Plato and Aristotle could be chatting about Camille Saint-Saëns, and his Piano Concerto No. 2, but for the small matter that the French composer was twenty-odd centuries younger than they. In the course of those two millennia the ideas of Aristotle and Plato Had become prototypes of the two greatest cultural movements in Western civilization, Classicism and Romanticisim. By the time Saint-Saëns came into the world, their amiable conversation had turned into something more resembling a bar-room brawl between the proponents of classical and romantic styles. This was especially true in the world of music. Due in part to Richard Wagner's spectacular innovations in the field of romantic opera, and perhaps especially due to his even more spectacular arrogance, the music world had divided into two warring camps, the defenders of the Viennese classical faith of Mozart and Haydn versus the romantic firebrands.

Camille Saint-Saëns stayed clear of the fray. He saw the two aesthetic impulses much as Raphael did, as an amiable partnership. He was a true Renaissance man in his life and work. He was not only a musician, "pointing upward" to the ethereal beauty of sound, but also, like Aristotle himself, he was a scientist, "pointing down" to study the empirical world. (Even within his scientific work he divided his attention between earth and sky, since he remained active in both geology and astronomy all his life.) In his music career as well, Saint-Saënswas both a classicist and a romanticist. He remained dedicated to performing and studying Mozart throughout his life, and much of his composing derives from the classical emphasis on formal balance and elegance that he learned from the Viennese master. But he was also a child of the new age. As a young man he memorized a huge portion of Wagner's most romantic opera, Tristan und Isolde, and played it at the keyboard for the impressed composer. (Impressing Wager was no mean feat.) He befriended Wagner's friend and supporter, Franz Liszt, who claimed to have expanded the form and harmony of his own piano music to "transcendental" heights. Liszt's work influenced Saint-Saëns' compositional style as well.

We clearly see the influence of classical and romantic elements int he concerto, especially in the relationship of the individual solo instrument and the general orchestra. In a typical Mozart concerto, the orchestra may present the first thematic material as a complete and unified section, and then the solo instrument takes up the theme, repeating the same material and eventually exploring its musical possibilities. Thus the individual is in balance with the whole out of which it grows, much like an individual person is a product of his or her society, and lives ideally in a classical balance of individual prerogatives and the needs of society at large.

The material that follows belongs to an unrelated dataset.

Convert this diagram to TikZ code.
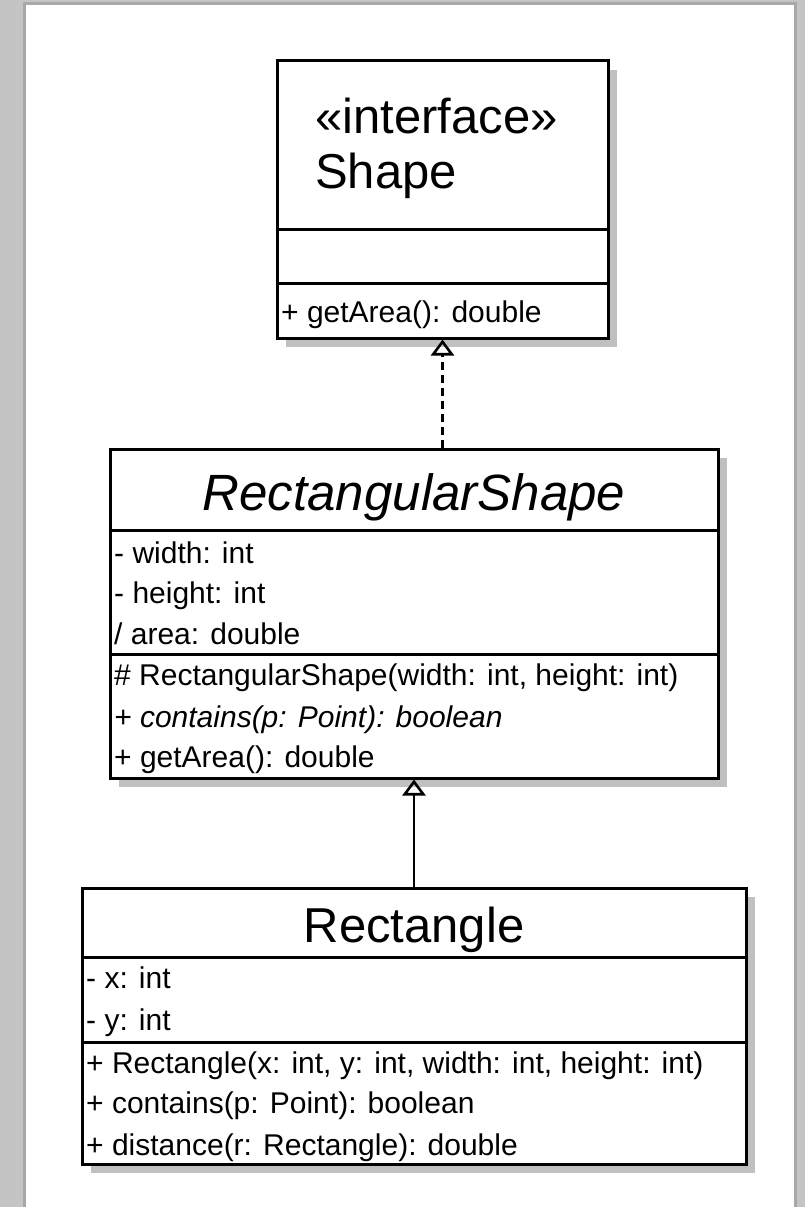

In the very first measures of his Second Piano Concerto, Saint-Saëns sets that classical balance on end. The concerto does not have the orchestra provide the theme for the soloist. Rather the solo piano begins alone. Moreover, the musical material is not the theme common to the solo and the ensemble, the indiviudal and the group; rather the concerto begins with a cadenza, which showcases the soloist. Moreover it is not a clearly defined thematic entity at all, but rather a sort of freely morphing toccata, starting in a Bach-like baroque style, and gradually progressing into a virtuosic display reminiscent of Liszt's romantic fantasies. Virtuoso solo work in a concerto is a clearly romantic phenomenon; it allows the individual voice of the solo to transcend the general sound of the orchestra. On the other hand, Saint-Saëns' orchestra here is a classically constructed ensemble, a delicate balance of pairs of winds and strings, unlike the elaborate orchestras of most or his romantic contemporaries.

The progression of the movements once again upends the classical sense of balance. A classical concerto of three movements would typically be fast, slow, fast, leaving us with a sense that the more lyrical, more personal inner movement was formally contained by a frame of lighter, more formally defined movements. Saint-Saëns disrupts that balance by starting with a slow movement, and getting progressively faster. The final movement presents a tempestuous tarantella, a very fast Italian dance that both pushes the concerto to a feverish climax, and allows the piano to finish the composition with a virtuoso flourish.